- AVAILABLE DATA
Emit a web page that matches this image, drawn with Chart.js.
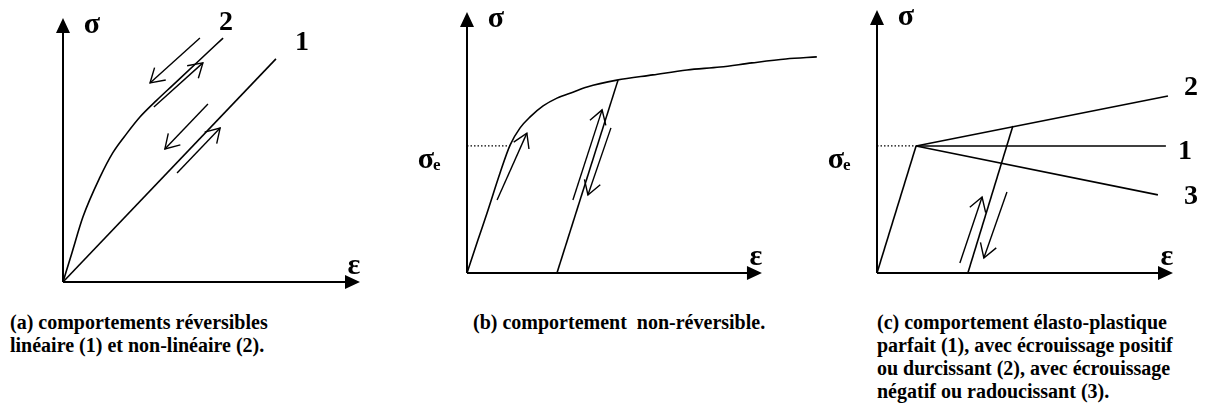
<!DOCTYPE html>
<html lang="fr">
  <head>
    <meta charset="UTF-8" />
    <title>Comportements contrainte-déformation</title>
    <script src="https://cdn.jsdelivr.net/npm/chart.js"></script>
    <style>
      body {
        margin: 0;
        background: #fff;
        width: 1228px;
        height: 416px;
        position: relative;
        overflow: hidden;
      }
      canvas {
        position: absolute;
        top: 0;
      }
      .cap {
        position: absolute;
        font: bold 20px "Liberation Serif", "Times New Roman", serif;
        line-height: 23px;
        white-space: nowrap;
        color: #000;
      }
    </style>
  </head>
  <body>
    <canvas id="chart-a" width="409" height="300" style="left: 0"></canvas>
    <canvas id="chart-b" width="410" height="300" style="left: 409px"></canvas>
    <canvas id="chart-c" width="409" height="300" style="left: 819px"></canvas>

    <div class="cap" style="left: 10px; top: 311px">
      (a) comportements réversibles<br />linéaire (1) et non-linéaire (2).
    </div>
    <div class="cap" style="left: 473px; top: 311px">
      (b) comportement&nbsp; non-réversible.
    </div>
    <div class="cap" style="left: 877px; top: 311px">
      (c) comportement élasto-plastique<br />parfait (1), avec écrouissage
      positif<br />ou durcissant (2), avec écrouissage<br />négatif ou
      radoucissant (3).
    </div>

    <script>
      //strain / stress in relative units, the drawn axes run from 0 to 1
      //(a) reversible behaviour
      const linearA = [[0, 0], [0.717, 0.845]];
      const nonLinearA = [
        [0, 0], [0.03, 0.11], [0.067, 0.246], [0.125, 0.398], [0.168, 0.49],
        [0.215, 0.563], [0.259, 0.625], [0.316, 0.689], [0.37, 0.746],
        [0.461, 0.842], [0.539, 0.924],
      ];
      const arrowsA = [
        [[0.461, 0.924], [0.293, 0.754]],
        [[0.306, 0.663], [0.471, 0.83]],
        [[0.488, 0.674], [0.343, 0.504]],
        [[0.384, 0.413], [0.529, 0.583]],
      ];

      //(b) non reversible behaviour
      const loadingB = [
        [0, 0], [0.037, 0.126], [0.068, 0.23], [0.112, 0.383], [0.146, 0.49],
        [0.18, 0.556], [0.214, 0.598], [0.258, 0.64], [0.305, 0.67],
        [0.359, 0.693], [0.407, 0.713], [0.508, 0.739], [0.63, 0.759],
        [0.746, 0.778], [0.858, 0.789], [0.966, 0.805], [1.081, 0.82],
        [1.186, 0.828],
      ];
      const unloadingB = [[0.512, 0.739], [0.305, 0]];
      const yieldB = [0.146, 0.487]; //[strain, sigma_e]
      const arrowsB = [
        [[0.102, 0.28], [0.203, 0.536]],
        [[0.359, 0.28], [0.458, 0.625]],
        [[0.488, 0.556], [0.41, 0.299]],
      ];

      //(c) elasto-plastic behaviour
      const yieldC = [0.132, 0.483];
      const perfectC = [yieldC, [0.976, 0.483]]; //1
      const hardeningC = [yieldC, [0.983, 0.673]]; //2
      const softeningC = [yieldC, [0.949, 0.297]]; //3
      const unloadingC = [[0.459, 0.559], [0.307, 0]];
      const arrowsC = [
        [[0.28, 0.038], [0.355, 0.289]],
        [[0.439, 0.308], [0.361, 0.057]],
      ];

      const SERIF = '"Liberation Serif", "Times New Roman", serif';
      const toXY = (pts) => pts.map(([x, y]) => ({ x, y }));

      function line(pts, extra) {
        return Object.assign(
          {
            data: toXY(pts),
            showLine: true,
            borderColor: "#000",
            borderWidth: 1.6,
            pointRadius: 0,
            clip: false,
          },
          extra
        );
      }
      const curve = (pts) => line(pts, { cubicInterpolationMode: "monotone" });
      const arrow = (pts) => line(pts, { arrow: true, borderWidth: 1.4 });
      const dotted = (y) =>
        line([[0, y[1]], y], { borderWidth: 1.2, borderDash: [1.5, 2] });

      //axes with filled tips, arrow heads, sigma / epsilon and curve numbers
      const schemaPlugin = {
        id: "schema",
        afterDatasetsDraw(chart, args, opts) {
          const { ctx } = chart;
          const sx = chart.scales.x,
            sy = chart.scales.y;
          const x0 = sx.getPixelForValue(0),
            y0 = sy.getPixelForValue(0);
          const x1 = sx.getPixelForValue(1),
            y1 = sy.getPixelForValue(1);
          ctx.save();
          ctx.strokeStyle = "#000";
          ctx.fillStyle = "#000";
          ctx.lineWidth = 2;
          ctx.beginPath();
          ctx.moveTo(x0, y0);
          ctx.lineTo(x1 - 8, y0);
          ctx.moveTo(x0, y0);
          ctx.lineTo(x0, y1 + 8);
          ctx.stroke();
          ctx.beginPath();
          ctx.moveTo(x1, y0);
          ctx.lineTo(x1 - 15, y0 - 7);
          ctx.lineTo(x1 - 15, y0 + 7);
          ctx.closePath();
          ctx.moveTo(x0, y1);
          ctx.lineTo(x0 - 7, y1 + 15);
          ctx.lineTo(x0 + 7, y1 + 15);
          ctx.closePath();
          ctx.fill();

          //open heads on the loading / unloading arrows
          chart.data.datasets.forEach((ds, i) => {
            if (!ds.arrow) return;
            const pts = chart.getDatasetMeta(i).data;
            const a = pts[0],
              b = pts[pts.length - 1];
            const ang = Math.atan2(b.y - a.y, b.x - a.x);
            const len = 16,
              spread = 0.55;
            ctx.lineWidth = ds.borderWidth;
            ctx.beginPath();
            ctx.moveTo(b.x - len * Math.cos(ang - spread), b.y - len * Math.sin(ang - spread));
            ctx.lineTo(b.x, b.y);
            ctx.lineTo(b.x - len * Math.cos(ang + spread), b.y - len * Math.sin(ang + spread));
            ctx.stroke();
          });

          ctx.textAlign = "center";
          ctx.textBaseline = "middle";
          ctx.font = "bold 30px " + SERIF;
          ctx.fillText("σ", x0 + 29, y1 + 7);
          ctx.fillText("ε", x1 - 6, y0 - 16);

          if (opts.yieldAt != null) {
            const ey = sy.getPixelForValue(opts.yieldAt);
            ctx.textAlign = "right";
            ctx.font = "bold 30px " + SERIF;
            ctx.fillText("σ", x0 - 33, ey + 14);
            ctx.textAlign = "left";
            ctx.font = "bold 17px " + SERIF;
            ctx.fillText("e", x0 - 34, ey + 20);
            ctx.textAlign = "center";
          }

          ctx.font = "bold 28px " + SERIF;
          (opts.tags || []).forEach((t) => {
            const pts = chart.getDatasetMeta(t.ds).data;
            const p = pts[pts.length - 1];
            ctx.fillText(t.text, p.x + t.dx, p.y + t.dy);
          });
          ctx.restore();
        },
      };

      //xMax > 1 leaves room for curves that run past the strain axis tip
      function makeChart(id, datasets, padding, schema, xMax = 1) {
        return new Chart(document.getElementById(id), {
          type: "scatter",
          data: { datasets },
          options: {
            responsive: false,
            animation: false,
            events: [],
            layout: { padding },
            scales: {
              x: { type: "linear", display: false, min: 0, max: xMax },
              y: { type: "linear", display: false, min: 0, max: 1 },
            },
            plugins: {
              legend: { display: false },
              tooltip: { enabled: false },
              schema,
            },
          },
          plugins: [schemaPlugin],
        });
      }

      makeChart(
        "chart-a",
        [line(linearA), curve(nonLinearA), ...arrowsA.map(arrow)],
        { left: 63, right: 49, top: 18, bottom: 18 },
        {
          tags: [
            { ds: 0, text: "1", dx: 26, dy: -16 },
            { ds: 1, text: "2", dx: 3, dy: -15 },
          ],
        }
      );

      makeChart(
        "chart-b",
        [curve(loadingB), line(unloadingB), dotted(yieldB), ...arrowsB.map(arrow)],
        { left: 58, right: 1, top: 12, bottom: 27 },
        { yieldAt: yieldB[1] },
        1.19
      );

      makeChart(
        "chart-c",
        [
          line([[0, 0], yieldC]),
          line(perfectC),
          line(hardeningC),
          line(softeningC),
          line(unloadingC),
          dotted(yieldC),
          ...arrowsC.map(arrow),
        ],
        { left: 58, right: 55, top: 10, bottom: 27 },
        {
          yieldAt: yieldC[1],
          tags: [
            { ds: 1, text: "1", dx: 19, dy: 6 },
            { ds: 2, text: "2", dx: 23, dy: -8 },
            { ds: 3, text: "3", dx: 33, dy: 2 },
          ],
        }
      );
    </script>
  </body>
</html>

- EXERCISE OBJECTIVE
Which lines contain "that"? Copy each of them out.

- SOLUTION
Emit a web page that matches this image, drawn with Chart.js.
      //xMax > 1 leaves room for curves that run past the strain axis tip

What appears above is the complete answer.